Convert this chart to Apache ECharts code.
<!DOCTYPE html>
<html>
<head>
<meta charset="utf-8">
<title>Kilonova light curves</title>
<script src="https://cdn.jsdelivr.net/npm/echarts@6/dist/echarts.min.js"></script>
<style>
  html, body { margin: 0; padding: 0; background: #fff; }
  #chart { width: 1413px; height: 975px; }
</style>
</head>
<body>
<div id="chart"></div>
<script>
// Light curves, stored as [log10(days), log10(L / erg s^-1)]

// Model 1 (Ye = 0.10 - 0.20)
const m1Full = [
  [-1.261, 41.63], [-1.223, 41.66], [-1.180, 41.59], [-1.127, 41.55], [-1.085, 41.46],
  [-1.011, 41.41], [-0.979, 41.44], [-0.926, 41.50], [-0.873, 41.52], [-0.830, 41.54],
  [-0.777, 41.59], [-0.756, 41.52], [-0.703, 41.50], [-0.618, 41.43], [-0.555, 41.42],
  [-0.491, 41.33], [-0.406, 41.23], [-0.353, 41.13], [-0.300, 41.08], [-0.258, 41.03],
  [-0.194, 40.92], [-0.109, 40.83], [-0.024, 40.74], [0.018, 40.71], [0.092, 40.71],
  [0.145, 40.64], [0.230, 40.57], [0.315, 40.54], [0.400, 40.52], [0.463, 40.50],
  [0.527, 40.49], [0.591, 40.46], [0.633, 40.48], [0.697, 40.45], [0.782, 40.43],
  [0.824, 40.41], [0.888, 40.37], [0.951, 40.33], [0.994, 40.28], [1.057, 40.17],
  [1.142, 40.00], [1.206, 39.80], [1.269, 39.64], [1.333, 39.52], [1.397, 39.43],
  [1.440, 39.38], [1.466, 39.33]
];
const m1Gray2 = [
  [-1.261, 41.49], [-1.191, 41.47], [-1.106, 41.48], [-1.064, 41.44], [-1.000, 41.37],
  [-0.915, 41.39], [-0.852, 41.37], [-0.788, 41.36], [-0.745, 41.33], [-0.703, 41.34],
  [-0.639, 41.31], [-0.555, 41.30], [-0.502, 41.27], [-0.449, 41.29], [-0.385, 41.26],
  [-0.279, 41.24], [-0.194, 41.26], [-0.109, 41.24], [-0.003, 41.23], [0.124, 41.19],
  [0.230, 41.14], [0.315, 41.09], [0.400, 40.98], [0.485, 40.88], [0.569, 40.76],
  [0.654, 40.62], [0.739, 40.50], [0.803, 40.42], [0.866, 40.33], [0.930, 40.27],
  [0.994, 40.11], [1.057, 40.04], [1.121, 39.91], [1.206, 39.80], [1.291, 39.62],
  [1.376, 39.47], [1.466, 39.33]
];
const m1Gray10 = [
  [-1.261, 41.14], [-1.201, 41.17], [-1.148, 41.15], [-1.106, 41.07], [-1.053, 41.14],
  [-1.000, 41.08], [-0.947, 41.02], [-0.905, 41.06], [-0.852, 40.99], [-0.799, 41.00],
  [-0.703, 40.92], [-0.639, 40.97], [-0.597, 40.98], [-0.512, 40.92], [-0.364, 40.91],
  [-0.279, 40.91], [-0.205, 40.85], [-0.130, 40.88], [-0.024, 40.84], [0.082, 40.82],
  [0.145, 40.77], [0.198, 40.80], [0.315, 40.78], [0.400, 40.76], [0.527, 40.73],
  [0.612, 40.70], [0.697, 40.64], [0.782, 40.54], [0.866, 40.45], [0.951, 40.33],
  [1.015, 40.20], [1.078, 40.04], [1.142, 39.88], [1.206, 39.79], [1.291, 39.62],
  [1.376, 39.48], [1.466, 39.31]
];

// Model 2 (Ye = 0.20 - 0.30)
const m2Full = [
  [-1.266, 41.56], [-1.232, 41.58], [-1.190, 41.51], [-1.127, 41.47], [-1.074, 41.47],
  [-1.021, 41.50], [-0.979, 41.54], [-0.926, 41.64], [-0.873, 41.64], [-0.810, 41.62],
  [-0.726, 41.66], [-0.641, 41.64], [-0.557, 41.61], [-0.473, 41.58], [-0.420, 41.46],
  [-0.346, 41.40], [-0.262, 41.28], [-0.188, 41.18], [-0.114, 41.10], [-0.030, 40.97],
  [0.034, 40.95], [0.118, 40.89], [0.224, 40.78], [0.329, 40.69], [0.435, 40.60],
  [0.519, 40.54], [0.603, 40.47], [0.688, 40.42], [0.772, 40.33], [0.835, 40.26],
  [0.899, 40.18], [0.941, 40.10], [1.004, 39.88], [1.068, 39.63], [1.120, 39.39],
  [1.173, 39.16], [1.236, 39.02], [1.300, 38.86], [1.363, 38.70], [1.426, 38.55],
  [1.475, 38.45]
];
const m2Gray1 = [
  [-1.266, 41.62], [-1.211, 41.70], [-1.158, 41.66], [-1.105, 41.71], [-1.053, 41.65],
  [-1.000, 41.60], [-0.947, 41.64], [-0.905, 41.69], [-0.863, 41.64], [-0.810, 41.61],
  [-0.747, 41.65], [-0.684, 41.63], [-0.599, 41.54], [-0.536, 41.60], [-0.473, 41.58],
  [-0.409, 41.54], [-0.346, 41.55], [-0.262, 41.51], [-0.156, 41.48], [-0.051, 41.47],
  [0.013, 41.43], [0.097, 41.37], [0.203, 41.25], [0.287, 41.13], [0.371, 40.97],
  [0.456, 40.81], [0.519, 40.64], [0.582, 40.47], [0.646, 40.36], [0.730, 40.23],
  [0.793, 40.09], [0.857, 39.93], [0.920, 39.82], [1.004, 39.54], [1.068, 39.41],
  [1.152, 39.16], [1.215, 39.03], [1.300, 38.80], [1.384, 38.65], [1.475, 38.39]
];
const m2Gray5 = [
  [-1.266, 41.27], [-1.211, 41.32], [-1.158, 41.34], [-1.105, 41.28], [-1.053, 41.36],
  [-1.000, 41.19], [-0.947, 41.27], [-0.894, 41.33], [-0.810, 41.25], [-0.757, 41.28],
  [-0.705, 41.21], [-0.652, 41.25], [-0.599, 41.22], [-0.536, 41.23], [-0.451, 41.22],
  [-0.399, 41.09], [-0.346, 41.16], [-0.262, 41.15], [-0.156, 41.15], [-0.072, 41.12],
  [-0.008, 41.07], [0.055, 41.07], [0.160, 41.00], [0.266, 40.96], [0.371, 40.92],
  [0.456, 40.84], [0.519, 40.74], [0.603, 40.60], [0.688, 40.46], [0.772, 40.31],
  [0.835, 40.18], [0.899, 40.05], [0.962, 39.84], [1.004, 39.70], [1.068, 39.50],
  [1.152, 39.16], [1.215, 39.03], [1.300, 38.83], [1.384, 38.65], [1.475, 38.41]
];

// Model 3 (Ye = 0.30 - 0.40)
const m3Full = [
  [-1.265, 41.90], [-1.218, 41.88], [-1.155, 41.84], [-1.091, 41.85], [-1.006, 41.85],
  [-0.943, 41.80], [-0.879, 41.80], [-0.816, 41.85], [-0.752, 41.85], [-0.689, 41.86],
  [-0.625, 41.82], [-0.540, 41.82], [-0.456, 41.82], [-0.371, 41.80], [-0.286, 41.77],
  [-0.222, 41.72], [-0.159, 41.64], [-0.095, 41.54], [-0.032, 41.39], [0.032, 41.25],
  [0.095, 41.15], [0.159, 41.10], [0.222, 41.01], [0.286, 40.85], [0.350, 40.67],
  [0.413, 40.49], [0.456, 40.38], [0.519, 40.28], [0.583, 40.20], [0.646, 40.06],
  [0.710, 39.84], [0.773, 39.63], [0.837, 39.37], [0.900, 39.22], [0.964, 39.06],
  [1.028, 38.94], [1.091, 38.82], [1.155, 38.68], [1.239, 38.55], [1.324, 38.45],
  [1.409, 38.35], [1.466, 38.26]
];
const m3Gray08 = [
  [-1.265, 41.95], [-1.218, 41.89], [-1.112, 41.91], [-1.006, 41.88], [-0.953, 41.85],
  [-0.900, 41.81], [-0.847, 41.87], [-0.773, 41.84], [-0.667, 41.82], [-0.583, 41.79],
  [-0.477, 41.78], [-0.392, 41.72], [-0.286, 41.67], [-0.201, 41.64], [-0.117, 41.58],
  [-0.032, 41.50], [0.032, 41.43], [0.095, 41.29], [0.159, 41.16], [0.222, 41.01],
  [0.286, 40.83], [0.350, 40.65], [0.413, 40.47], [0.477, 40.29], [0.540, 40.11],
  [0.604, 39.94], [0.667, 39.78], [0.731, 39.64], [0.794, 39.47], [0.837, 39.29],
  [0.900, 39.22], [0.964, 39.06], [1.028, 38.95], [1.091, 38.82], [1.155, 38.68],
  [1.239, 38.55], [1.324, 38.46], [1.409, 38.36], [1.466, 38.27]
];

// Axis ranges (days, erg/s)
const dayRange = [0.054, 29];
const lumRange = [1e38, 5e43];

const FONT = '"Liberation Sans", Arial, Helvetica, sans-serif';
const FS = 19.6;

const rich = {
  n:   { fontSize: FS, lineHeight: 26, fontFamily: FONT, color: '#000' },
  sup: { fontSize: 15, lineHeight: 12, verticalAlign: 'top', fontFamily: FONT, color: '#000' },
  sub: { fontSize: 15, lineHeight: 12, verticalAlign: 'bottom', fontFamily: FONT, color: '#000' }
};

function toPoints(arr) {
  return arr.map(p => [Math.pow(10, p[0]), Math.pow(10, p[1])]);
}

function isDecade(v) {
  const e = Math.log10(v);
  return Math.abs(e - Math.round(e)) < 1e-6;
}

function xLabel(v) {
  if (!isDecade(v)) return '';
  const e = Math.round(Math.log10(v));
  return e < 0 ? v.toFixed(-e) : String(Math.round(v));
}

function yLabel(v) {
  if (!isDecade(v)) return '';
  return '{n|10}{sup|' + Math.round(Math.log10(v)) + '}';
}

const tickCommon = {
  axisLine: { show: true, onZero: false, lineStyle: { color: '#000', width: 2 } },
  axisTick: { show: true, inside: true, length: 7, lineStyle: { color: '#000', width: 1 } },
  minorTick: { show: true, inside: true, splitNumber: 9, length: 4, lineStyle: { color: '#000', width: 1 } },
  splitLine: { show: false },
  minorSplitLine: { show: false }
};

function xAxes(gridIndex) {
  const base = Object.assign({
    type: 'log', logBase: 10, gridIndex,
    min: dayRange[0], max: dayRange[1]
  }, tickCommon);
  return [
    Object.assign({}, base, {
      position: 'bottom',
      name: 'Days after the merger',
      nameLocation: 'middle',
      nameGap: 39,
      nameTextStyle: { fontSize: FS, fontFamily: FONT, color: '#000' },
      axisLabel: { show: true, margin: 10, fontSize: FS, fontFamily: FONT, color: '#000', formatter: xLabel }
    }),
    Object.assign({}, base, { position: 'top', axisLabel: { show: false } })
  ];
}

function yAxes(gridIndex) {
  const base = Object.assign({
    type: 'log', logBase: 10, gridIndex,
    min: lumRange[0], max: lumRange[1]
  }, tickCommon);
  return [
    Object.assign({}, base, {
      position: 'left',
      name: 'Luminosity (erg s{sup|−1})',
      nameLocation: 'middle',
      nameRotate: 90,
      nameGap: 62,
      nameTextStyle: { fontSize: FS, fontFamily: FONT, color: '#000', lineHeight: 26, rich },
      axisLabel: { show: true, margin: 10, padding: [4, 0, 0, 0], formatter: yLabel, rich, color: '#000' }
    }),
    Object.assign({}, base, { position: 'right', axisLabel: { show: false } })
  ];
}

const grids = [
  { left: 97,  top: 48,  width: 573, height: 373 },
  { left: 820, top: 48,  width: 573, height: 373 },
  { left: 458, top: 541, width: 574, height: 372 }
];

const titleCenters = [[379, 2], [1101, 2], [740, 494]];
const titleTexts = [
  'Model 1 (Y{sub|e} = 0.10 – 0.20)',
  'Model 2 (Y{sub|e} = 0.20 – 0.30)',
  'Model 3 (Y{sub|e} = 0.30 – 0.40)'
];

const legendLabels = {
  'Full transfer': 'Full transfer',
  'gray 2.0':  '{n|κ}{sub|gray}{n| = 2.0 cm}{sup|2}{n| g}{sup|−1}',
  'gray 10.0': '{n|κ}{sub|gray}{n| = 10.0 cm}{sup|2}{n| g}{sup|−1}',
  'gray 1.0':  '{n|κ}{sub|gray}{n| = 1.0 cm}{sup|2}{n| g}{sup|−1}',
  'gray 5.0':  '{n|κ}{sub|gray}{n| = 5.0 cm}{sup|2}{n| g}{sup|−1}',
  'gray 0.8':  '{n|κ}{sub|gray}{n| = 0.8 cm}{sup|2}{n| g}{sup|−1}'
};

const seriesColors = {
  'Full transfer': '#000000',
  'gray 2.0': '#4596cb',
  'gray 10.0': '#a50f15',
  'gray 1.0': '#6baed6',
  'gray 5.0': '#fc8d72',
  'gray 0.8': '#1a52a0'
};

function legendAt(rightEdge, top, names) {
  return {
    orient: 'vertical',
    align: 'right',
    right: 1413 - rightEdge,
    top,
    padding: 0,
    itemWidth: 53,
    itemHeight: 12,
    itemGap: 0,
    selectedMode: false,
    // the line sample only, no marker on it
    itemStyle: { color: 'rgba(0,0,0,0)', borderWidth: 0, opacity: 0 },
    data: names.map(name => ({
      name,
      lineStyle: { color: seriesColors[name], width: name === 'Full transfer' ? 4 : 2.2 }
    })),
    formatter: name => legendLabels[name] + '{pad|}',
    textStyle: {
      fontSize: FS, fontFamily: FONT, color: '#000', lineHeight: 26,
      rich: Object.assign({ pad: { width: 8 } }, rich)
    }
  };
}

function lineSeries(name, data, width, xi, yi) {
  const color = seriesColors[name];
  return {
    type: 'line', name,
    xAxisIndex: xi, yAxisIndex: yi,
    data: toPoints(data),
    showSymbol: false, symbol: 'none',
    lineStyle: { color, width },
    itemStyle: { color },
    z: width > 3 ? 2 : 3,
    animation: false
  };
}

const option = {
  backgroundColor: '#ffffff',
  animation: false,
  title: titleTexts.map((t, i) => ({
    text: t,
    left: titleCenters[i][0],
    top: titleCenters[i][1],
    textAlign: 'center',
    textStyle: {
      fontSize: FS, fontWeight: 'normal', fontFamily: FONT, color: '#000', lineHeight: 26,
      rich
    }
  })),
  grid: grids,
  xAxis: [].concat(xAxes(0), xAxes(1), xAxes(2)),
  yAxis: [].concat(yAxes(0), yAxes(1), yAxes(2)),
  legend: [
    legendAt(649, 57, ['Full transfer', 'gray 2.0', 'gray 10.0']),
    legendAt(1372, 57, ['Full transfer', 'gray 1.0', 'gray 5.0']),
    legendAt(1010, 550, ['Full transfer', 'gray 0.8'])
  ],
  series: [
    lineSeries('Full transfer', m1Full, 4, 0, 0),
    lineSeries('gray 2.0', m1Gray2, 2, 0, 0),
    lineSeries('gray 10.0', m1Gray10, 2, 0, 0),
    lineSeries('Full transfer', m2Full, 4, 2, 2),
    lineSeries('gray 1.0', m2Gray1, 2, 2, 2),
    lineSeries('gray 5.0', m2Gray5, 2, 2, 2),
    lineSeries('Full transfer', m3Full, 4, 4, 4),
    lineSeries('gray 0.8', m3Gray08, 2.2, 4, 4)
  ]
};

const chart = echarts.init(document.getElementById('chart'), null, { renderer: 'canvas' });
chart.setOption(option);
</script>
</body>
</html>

=-=-=

▶ [Exercise description]: Copy, please, exactly the lines that start at the first line of the data and end at the line containing "log10(L / erg s^-1)]", both kept and no others.

▶ [Reply to the exercise]:
Convert this chart to Apache ECharts code.
<!DOCTYPE html>
<html>
<head>
<meta charset="utf-8">
<title>Kilonova light curves</title>
<script src="https://cdn.jsdelivr.net/npm/echarts@6/dist/echarts.min.js"></script>
<style>
  html, body { margin: 0; padding: 0; background: #fff; }
  #chart { width: 1413px; height: 975px; }
</style>
</head>
<body>
<div id="chart"></div>
<script>
// Light curves, stored as [log10(days), log10(L / erg s^-1)]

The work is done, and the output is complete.